L’essentiel d’une vie poétique, qui sera toujours plus important que la poésie elle-même en tant que forme, c’est le vagabondage de la curiosité, l’émerveillement renouvelé devant la beauté.

Néanmoins, si vous avez envie d’écrire de la poésie, si vraiment vous en avez plus envie que d’écrire un roman, une lettre ou un scénario ; si vraiment cela vous prend au ventre en vous tordant l’âme, et qu’il y a des joies et des douleurs que vous ne savez pas traduire autrement que par un poème ; alors oui, et alors seulement : foncez.

Vous tâtonnerez. Vous expérimenterez. Vous oserez à peine donner à lire vos textes à d’autres, et pourtant c’est là que commence la grande joie du partage. Vous hésiterez, en vous demandant si vous êtes « légitime », si vous en avez le talent. C’est normal et plutôt bon signe. Et vous ne le saurez jamais tant que vous n’aurez pas tout tenté, tout donné pour le savoir.

Une chose encore : l’intensité. C’est important, l’intensité. Ce qui vibre sous la peau des mots, entre les lignes. Ce qui fait leur musique, leur singularité totale, le fait que leur assemblage ne ressemble à rien d’autre. Si vous suivez à la trace votre intuition de l’intensité, que vous vous autorisez à porter la plume là où ça fait le plus mal ou le plus grand bien, là où il se passe quelque chose que vous ressentez comme inouï, alors oui, vous approcherez des parages de la poésie.

La poésie n’est pas non plus affaire de rimes ni de rimailleurs. On rime si on veut, si on peut. Mais avant tout, on éprouve, et puis l’on tente de raconter à d’autres, avec des mots aussi justes que possibles, accordés à la violence des instants ou à la douceur des caresses, ce que l’on a éprouvé.

Ce qui ne signifie pas qu’il suffirait de se regarder le nombril. L’aventure commence de l’autre côté de la vitre, dans le monde qui vous échappe et auquel vous apprenez à vous frotter. C’est toujours dans la rencontre, entre soi et tout le reste – les oiseaux et les êtres, les arbres et le vent, la chair et son ombre – que s’opèrent les grands miracles de la parole.

Songez à cette chose étonnante : un regard va se poser sur vos mots. Votre voix va silencieusement murmurer à l’oreille d’un inconnu. Vous aurez traversé le temps et l’espace en inventant des images qui s’imprimeront silencieusement dans les yeux de votre lecteur.

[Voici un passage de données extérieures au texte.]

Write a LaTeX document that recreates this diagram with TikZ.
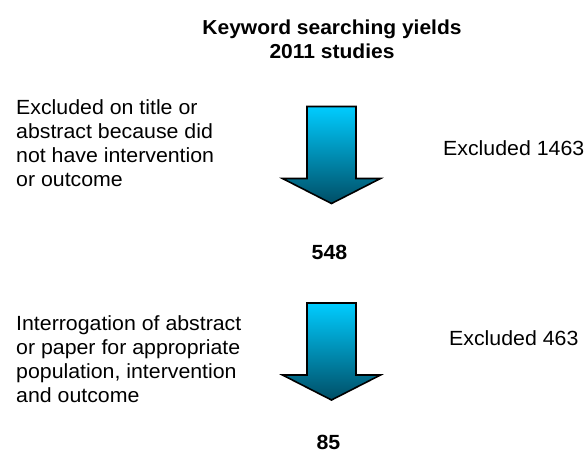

Et dire qu’il ne tient qu’à vous de devenir ce magicien !
Crédit : Laura Stevens

Adeline Baldacchino

Adeline Baldacchino est née en 1982 près de Lyon et vit actuellement à Paris. Elle mène une double vie de magistrate et d’écrivain. Publiant de la poésie depuis 1999, elle s’attache aux grandes figures de « passeurs », tels Max-Pol Fouchet à qui elle a consacré une biographie (Le feu la flamme, Michalon 2013). Ses deux derniers recueils de poésie, 33 poèmes composés dans le noir (pour jouer avec la lumière) et 13 poèmes composés le matin (pour traverser l’hiver) sont parus aux éditions Rhubarbe. Elle anime régulièrement des rencontres et séminaires autour de la poésie contemporaine. Elle est aussi essayiste et romancière (Celui qui disait non, paru chez Fayard en 2018). Enfin, elle collabore régulièrement au magazine Ballast et tient un blog personnel.